Another country that is deeply affected by the situation is Algeria, which shares a border of 1,000 km of open desert that witnessed several infiltration operations by Al-Qaeda affiliate groups following the collapse of Muammar Gaddafi’s regime. The Algerian authorities have deployed thousands of military personnel in the past few months to enhance the security situation on the border area with Libya.

It is in response to the international calls to eliminate terrorist networks operating out of this relatively ungoverned land that the Algerian government has now stepped up patrols and militarization of this border region. As of May 2014, Algeria has closed 6,385 km of its borders with Mauritania, Mali, Niger and Libya, as a concerted effort to maintain and secure its economic and political relations with EU and NAFTA countries.

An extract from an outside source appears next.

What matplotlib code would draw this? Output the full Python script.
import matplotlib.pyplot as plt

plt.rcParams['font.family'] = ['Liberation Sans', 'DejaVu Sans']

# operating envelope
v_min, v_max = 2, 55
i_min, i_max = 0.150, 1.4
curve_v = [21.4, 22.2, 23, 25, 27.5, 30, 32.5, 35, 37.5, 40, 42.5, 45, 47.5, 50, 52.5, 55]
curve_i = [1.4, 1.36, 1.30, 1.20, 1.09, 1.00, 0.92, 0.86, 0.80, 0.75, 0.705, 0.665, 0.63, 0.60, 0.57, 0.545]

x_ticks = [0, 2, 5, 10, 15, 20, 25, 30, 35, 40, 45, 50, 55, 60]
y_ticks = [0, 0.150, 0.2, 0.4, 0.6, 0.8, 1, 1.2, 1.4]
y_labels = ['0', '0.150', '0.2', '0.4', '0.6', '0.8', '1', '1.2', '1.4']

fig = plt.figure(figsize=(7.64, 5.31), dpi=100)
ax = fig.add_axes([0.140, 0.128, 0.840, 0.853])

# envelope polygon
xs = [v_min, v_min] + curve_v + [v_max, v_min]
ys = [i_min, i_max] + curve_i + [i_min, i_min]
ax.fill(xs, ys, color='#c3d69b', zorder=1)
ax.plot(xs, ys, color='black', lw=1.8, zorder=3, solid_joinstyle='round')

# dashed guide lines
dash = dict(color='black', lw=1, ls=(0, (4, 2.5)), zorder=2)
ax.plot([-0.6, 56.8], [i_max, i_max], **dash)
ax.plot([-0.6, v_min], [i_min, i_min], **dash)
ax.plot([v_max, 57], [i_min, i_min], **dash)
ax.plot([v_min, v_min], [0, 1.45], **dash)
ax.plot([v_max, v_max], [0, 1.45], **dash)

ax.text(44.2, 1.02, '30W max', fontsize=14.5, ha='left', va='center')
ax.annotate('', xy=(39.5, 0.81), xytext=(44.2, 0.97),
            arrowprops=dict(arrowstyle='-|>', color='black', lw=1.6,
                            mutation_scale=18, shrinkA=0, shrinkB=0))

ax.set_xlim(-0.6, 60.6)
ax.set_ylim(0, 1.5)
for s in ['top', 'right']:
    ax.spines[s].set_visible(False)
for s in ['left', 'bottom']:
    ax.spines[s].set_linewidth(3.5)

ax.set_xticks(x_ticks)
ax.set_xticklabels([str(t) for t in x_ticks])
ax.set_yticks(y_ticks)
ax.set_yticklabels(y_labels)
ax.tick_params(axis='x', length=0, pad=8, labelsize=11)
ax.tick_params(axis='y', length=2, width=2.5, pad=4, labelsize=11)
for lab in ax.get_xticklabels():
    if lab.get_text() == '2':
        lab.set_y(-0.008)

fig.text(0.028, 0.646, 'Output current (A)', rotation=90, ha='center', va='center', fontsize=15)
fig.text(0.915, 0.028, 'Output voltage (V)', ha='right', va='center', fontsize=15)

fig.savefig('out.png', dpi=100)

The Libyan government must therefore take bold steps to integrate marginalized communities into Libyan society. The economic incentives for local communities to seek income from cross-border trade must be swept away by spurring local development and tackling social grievances. This will require, in particular, the establishment of more robust government institutions in Libya’s south and east.

Nevertheless, it must be also mentioned that Libya has moved to cooperate with its neighbors on border security. In the last few years, it has signed bilateral border agreements with Algeria and Tunisia, a trilateral agreement with Chad and Sudan on surveillance, a military cooperation agreement with Egypt, as well as a multinational agreement with Chad, Nigeria, Algeria and Sudan to establish a joint security committee to explore further areas of border cooperation.

Yet, despite these advances, Libya still has a long way to go before its border security situation improves.

In the near term, it is crucial for the main political, trade union and civil society forces – both Islamist and non-Islamist – to maintain a consensual approach to public security and for the authorities to adopt a calmer anti-terrorist discourse in order to prevent renewed polarization.